In a recent tweet, the CEO of the world’s leading cryptocurrency exchange, Binance, emphasized the potential profits that BNB brings to its holders. While a tweet of the kind might appear to be positive and encouraging, it’s also worth noting that it could have an impact on BNB’s price, given Zhao’s influence on the community, hence making the entire thing rather questionable. After all, we’ve witnessed prominent CEOs getting sued for propping up the value of their companies. The question is how long will it take until the crypto industry is held under the same scrutinous standards?
CZ Emphasizes The Value of Holding BNB
It’s safe to say that Binance Coin (BNB) has seen better days. Over the past few months, the cryptocurrency lost almost half of its value, plummeting from its all-time high of around $40 in June to where it currently trades at $21.
Interestingly enough, the decrease comes amid seemingly massive developments for Binance and its ecosystem in general. Yet, all of this seems to have no impact on investors.
Among all that, the CEO of Binance, Changpeng Zhao, posted a seemingly controversial tweet today, “warning” people that not holding BNB could be a bad play.
I asked this on Dec 8, 2018, when #BNB reached a low of $4.22. We kept on building, never doubted it. Launchpad released in Jan.
And now, we continue to #buidl, more ferocious than ever. I want to ask this question again.
In the future, don’t say I didn’t tell you. https://t.co/075HkWgqMi
— CZ Binance (@cz_binance) September 14, 2019
While the majority of the text seems like a simple recollection of BNB’s glory days, the last sentence is questionable, to say the least.
After pointing out BNB’s surge, Zhao said: “In the future, don’t say I didn’t tell you.” While subjected to interpretation, this sounds awfully lot like a warning that not holding BNB is a bad choice. Moreover, interpreted at large, it could also sound like a piece of financial advice. Needless to say, this line of expression is completely unacceptable in traditional financial markets and we’ve already seen the consequences of it.
Standards Are Not The Same
While a lot of the cryptocurrency proponents are urging for regulatory clarity and definitions, it appears that the standards applied for traditional financial markets and for the crypto world are a tad bit different, to say the least.
Back in August 2018, Elon Musk, a person who’s considered to be one of this century’s visionaries, as well as CEO at SpaceX, co-founder, and product architect at Tesla Inc, and a whole lot of other ventures, got into a legal storm with the SEC over a tweet.
Musk said that he’s considering to take Tesla private and that he had secured the funding necessary for it. Back then, he was also a Chairman of the company.

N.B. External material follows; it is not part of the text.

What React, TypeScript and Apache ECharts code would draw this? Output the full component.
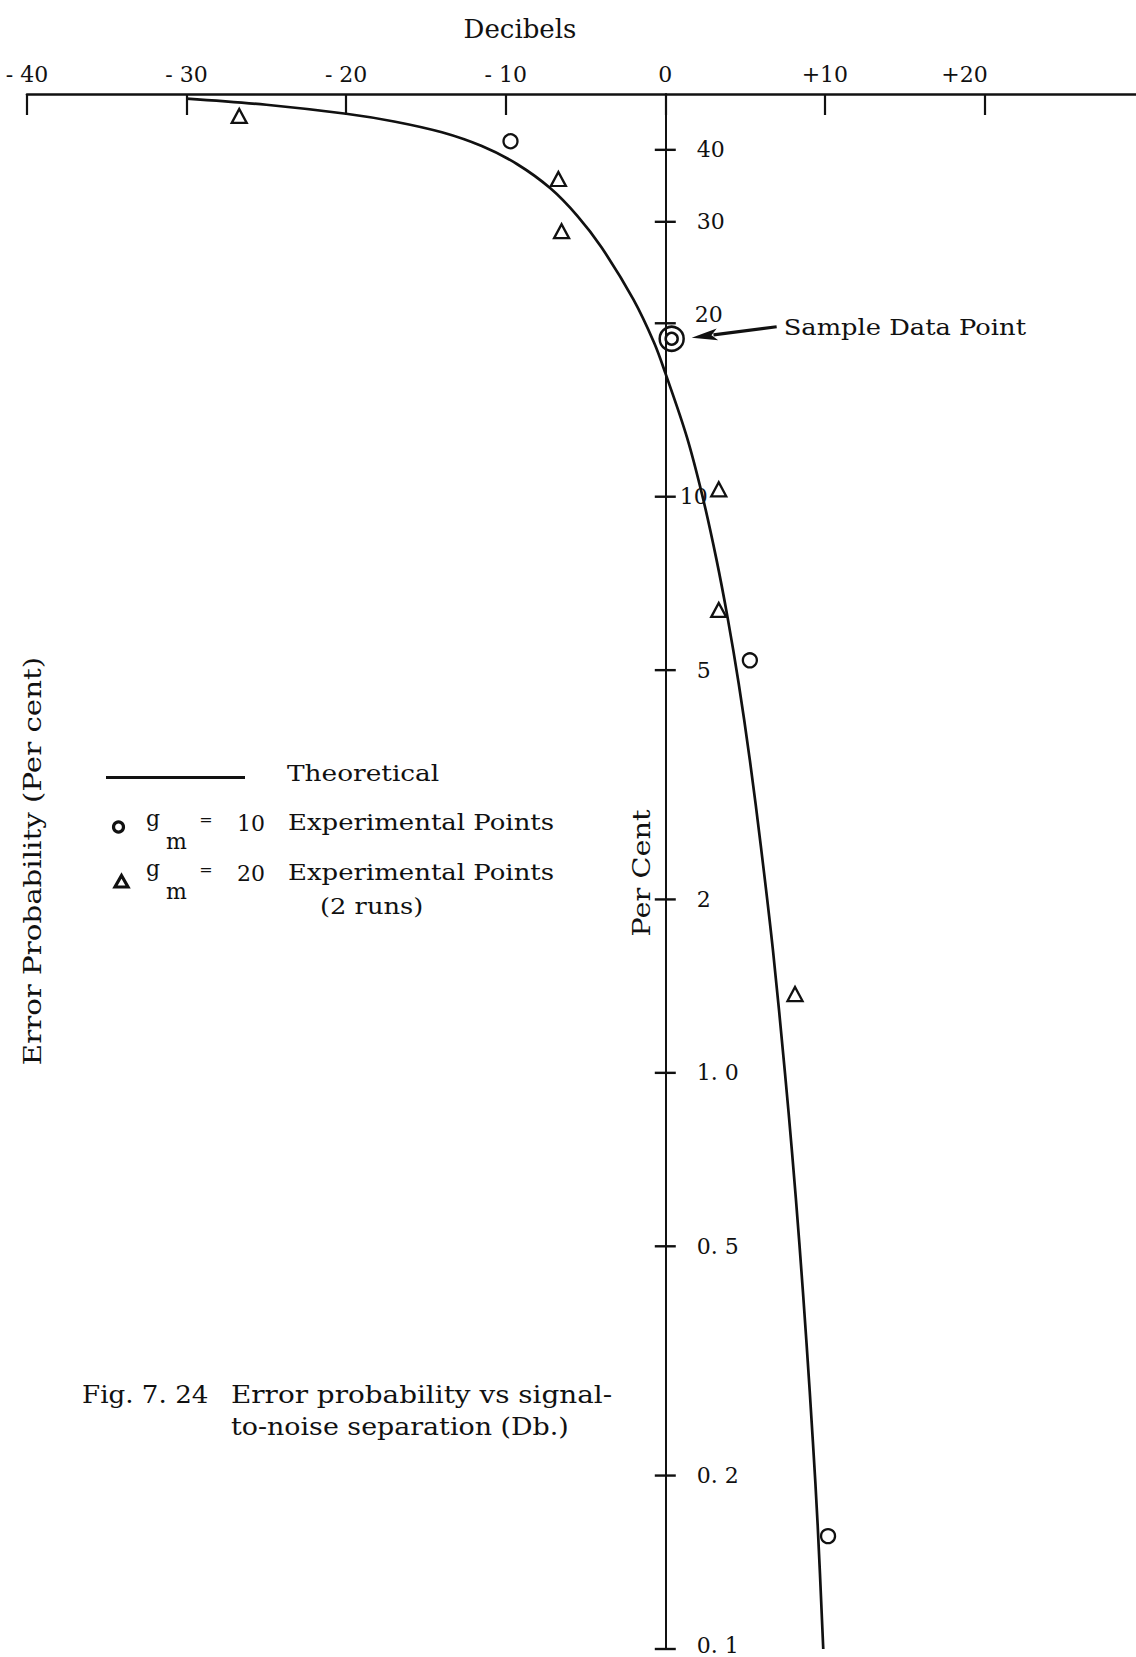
import React, { useEffect, useRef } from 'react';
import * as echarts from 'echarts';

const FONT = "'DejaVu Serif', 'Liberation Serif', serif";
const INK = '#111';

// Theoretical error probability: [signal-to-noise separation (dB), error probability (%)]
const theoreticalCurve: [number, number][] = [
  [-30, 49.1], [-25, 47.9], [-20, 46.2], [-17, 44.8], [-14, 42.9], [-11.5, 40.6],
  [-9.3, 37.8], [-7.2, 34.3], [-5.5, 30.7], [-4, 27.1], [-2, 22.0], [-0.7, 18.5],
  [0, 16.4], [1.35, 12.7], [2.35, 9.97], [3.2, 7.8], [3.9, 6.18], [4.6, 4.74],
  [5.3, 3.49], [6.0, 2.46], [6.75, 1.63], [7.5, 1.0], [7.95, 0.724], [8.4, 0.507],
  [8.85, 0.34], [9.25, 0.229], [9.55, 0.164], [9.9, 0.1],
];

// g_m = 10 experimental points
const circlePoints: [number, number][] = [[-9.7, 41.4], [5.3, 5.2], [10.2, 0.157]];

// g_m = 20 experimental points (2 runs)
const trianglePoints: [number, number][] = [
  [-26.7, 45.8], [-6.7, 35.6], [-6.5, 28.9], [3.35, 10.3], [3.35, 6.36], [8.13, 1.37],
];

// the marked sample data point
const samplePoint: [number, number][] = [[0.4, 18.8]];

// decibel scale along the top
const xTickValues = [-40, -30, -20, -10, 0, 10, 20];
const xTickLabels = ['- 40', '- 30', '- 20', '- 10', '0', '+10', '+20'];

// per cent scale along the 0 dB line
const yTickValues = [40, 30, 20, 10, 5, 2, 1, 0.5, 0.2, 0.1];
const yTickLabels = ['40', '30', '20', '10', '5', '2', '1. 0', '0. 5', '0. 2', '0. 1'];

// label placement tweaks for crowded per-cent ticks
const yLabelNudge: Record<string, { distance?: number; offset?: [number, number] }> = {
  '20': { offset: [-2, -9] },
  '10': { distance: 4 },
  '0. 1': { offset: [0, -4] },
};

type TextOpts = { size?: number; scaleX?: number; align?: string; rotation?: number };
const text = (content: string, x: number, y: number, o: TextOpts = {}) => ({
  type: 'text',
  x,
  y,
  rotation: o.rotation ?? 0,
  scaleX: o.scaleX ?? 1,
  silent: true,
  style: {
    text: content,
    fill: INK,
    fontFamily: FONT,
    fontSize: o.size ?? 22,
    align: o.align ?? 'left',
    verticalAlign: 'middle',
  },
});

export default function App() {
  const ref = useRef<HTMLDivElement>(null);

  useEffect(() => {
    if (!ref.current) return;
    const chart = echarts.init(ref.current, null, { renderer: 'svg' });

    const hollow = { color: 'rgba(0,0,0,0)', borderColor: INK, borderWidth: 2.3, opacity: 1 };

    chart.setOption({
      animation: false,
      backgroundColor: '#fff',
      grid: {
        left: 27,
        top: 94,
        width: 1117,
        height: 1555,
        containLabel: false,
        outerBoundsMode: 'none',
      },
      xAxis: {
        type: 'value',
        position: 'top',
        min: -40,
        max: 30,
        interval: 10,
        axisLine: { show: true, onZero: false, lineStyle: { color: INK, width: 2.6 } },
        axisTick: { show: true, inside: true, length: 21, lineStyle: { color: INK, width: 2.2 } },
        splitLine: { show: false },
        axisLabel: {
          show: true,
          margin: 9,
          color: INK,
          fontFamily: FONT,
          fontSize: 22,
          formatter: (v: number) => {
            const i = xTickValues.indexOf(v);
            if (i < 0) return '';
            return v === 20 ? `{shift|${xTickLabels[i]}}` : xTickLabels[i];
          },
          rich: {
            shift: { color: INK, fontFamily: FONT, fontSize: 22, padding: [0, 40, 0, 0] },
          },
        },
      },
      yAxis: {
        type: 'log',
        logBase: 10,
        min: 0.1,
        max: 50,
        axisLine: { show: true, onZero: true, lineStyle: { color: INK, width: 2 } },
        axisTick: { show: false },
        axisLabel: { show: false },
        splitLine: { show: false },
      },
      series: [
        {
          name: 'Theoretical',
          type: 'line',
          data: theoreticalCurve,
          showSymbol: false,
          symbol: 'none',
          smooth: 0.35,
          lineStyle: { color: INK, width: 2.7 },
          silent: true,
          z: 3,
        },
        {
          name: 'per cent ticks',
          type: 'scatter',
          silent: true,
          symbol: 'rect',
          symbolSize: [21, 2.4],
          itemStyle: { color: INK, opacity: 1 },
          data: yTickValues.map((v, i) => {
            const nudge = yLabelNudge[yTickLabels[i]] || {};
            return {
              value: [0, v],
              label: {
                show: true,
                position: 'right',
                distance: nudge.distance ?? 21,
                offset: nudge.offset ?? [0, 0],
                formatter: yTickLabels[i],
                color: INK,
                fontFamily: FONT,
                fontSize: 22,
              },
            };
          }),
          z: 4,
        },
        {
          name: 'g_m = 10',
          type: 'scatter',
          silent: true,
          symbol: 'circle',
          symbolSize: 14,
          itemStyle: hollow,
          data: circlePoints,
          z: 5,
        },
        {
          name: 'g_m = 20',
          type: 'scatter',
          silent: true,
          symbol: 'triangle',
          symbolSize: [15, 14],
          itemStyle: hollow,
          data: trianglePoints,
          z: 5,
        },
        {
          name: 'sample outer',
          type: 'scatter',
          silent: true,
          symbol: 'circle',
          symbolSize: 24,
          itemStyle: { ...hollow, borderWidth: 2.5 },
          data: samplePoint,
          z: 5,
        },
        {
          name: 'sample inner',
          type: 'scatter',
          silent: true,
          symbol: 'circle',
          symbolSize: 12,
          itemStyle: { ...hollow, borderWidth: 2.5 },
          data: samplePoint,
          z: 5,
        },
      ],
    });

    // annotation arrow pointing at the sample data point
    const [sx, sy] = chart.convertToPixel({ gridIndex: 0 }, samplePoint[0]) as number[];
    const tip = [sx + 20, sy - 1];
    const tail = [sx + 105, sy - 12];
    const dx = tip[0] - tail[0];
    const dy = tip[1] - tail[1];
    const len = Math.hypot(dx, dy);
    const ux = dx / len;
    const uy = dy / len;
    const base = [tip[0] - ux * 26, tip[1] - uy * 26];
    const head = [
      tip,
      [base[0] - uy * 6, base[1] + ux * 6],
      [base[0] + ux * 6, base[1] + uy * 6],
      [base[0] + uy * 6, base[1] - ux * 6],
    ];

    chart.setOption({
      graphic: {
        elements: [
          text('Decibels', 520, 29, { size: 26, align: 'center' }),
          text('Error Probability (Per cent)', 32, 861, {
            size: 24, scaleX: 1.22, align: 'center', rotation: Math.PI / 2,
          }),
          text('Per Cent', 641, 873, { size: 24, scaleX: 1.2, align: 'center', rotation: Math.PI / 2 }),

          // arrow + label for the sample point
          {
            type: 'line',
            silent: true,
            shape: { x1: tail[0], y1: tail[1], x2: base[0] + ux * 4, y2: base[1] + uy * 4 },
            style: { stroke: INK, lineWidth: 3.2 },
          },
          { type: 'polygon', silent: true, shape: { points: head }, style: { fill: INK } },
          text('Sample Data Point', tail[0] + 7, sy - 12, { size: 23, scaleX: 1.12 }),

          // key
          {
            type: 'line',
            silent: true,
            shape: { x1: 106, y1: 777.5, x2: 245, y2: 777.5 },
            style: { stroke: INK, lineWidth: 3 },
          },
          text('Theoretical', 287, 773, { size: 22, scaleX: 1.2 }),
          {
            type: 'circle',
            silent: true,
            shape: { cx: 118.5, cy: 827, r: 5 },
            style: { fill: 'none', stroke: INK, lineWidth: 3.2 },
          },
          text('g', 146, 818, { size: 22 }),
          text('m', 166, 841, { size: 22 }),
          text('=', 206, 819, { size: 16, align: 'center' }),
          text('10', 237, 823, { size: 22 }),
          text('Experimental Points', 288, 823, { size: 22, scaleX: 1.18 }),
          {
            type: 'polygon',
            silent: true,
            shape: { points: [[121.5, 875.5], [128, 887], [115, 887]] },
            style: { fill: 'none', stroke: INK, lineWidth: 3.2, lineJoin: 'miter' },
          },
          text('g', 146, 868, { size: 22 }),
          text('m', 166, 891, { size: 22 }),
          text('=', 206, 869, { size: 16, align: 'center' }),
          text('20', 237, 873, { size: 22 }),
          text('Experimental Points', 288, 873, { size: 22, scaleX: 1.18 }),
          text('(2 runs)', 320, 907, { size: 22, scaleX: 1.17 }),

          // caption
          text('Fig. 7. 24', 82, 1395, { size: 24, scaleX: 1.09 }),
          text('Error probability vs signal-', 231, 1395, { size: 24, scaleX: 1.16 }),
          text('to-noise separation (Db.)', 231, 1427, { size: 24, scaleX: 1.12 }),
        ],
      },
    });

    return () => chart.dispose();
  }, []);

  return (
    <div
      ref={ref}
      style={{ position: 'absolute', left: 0, top: 0, width: 1136, height: 1657, background: '#fff' }}
    />
  );
}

The SEC took measures immediately, pressing charges against the entrepreneur. Despite voicing his disagreements, Musk settled, agreeing to pay a $20 million fine, to step off as a chairman of Tesla, and to get pre-approval for his tweets from the company’s legal counsel.
In other words, the US SEC does take social media behavior seriously. And it probably should. Apart from being major shot-callers at their respective companies, a lot of the rich and famous CEOs, including Changpeng Zhao, for that matter, have a serious social media following.
Zhao, for instance, has over 429,000 followers on Twitter. Hence, it’s only natural that his opinions would have some sort of influence over the people who read them. As such, it’s questionable at best to use this platform to give any sort of financial advice, let alone one that would impact the price of an asset that his company created.
Of course, it’s worth noting that Zhao is far from being the only one doing so, even subtly. Justin Sun, TRON’s founder, is perhaps the best example of such behavior.
After all, we haven’t seen Jeff Bezos directly propping up Amazon’s stock, have we?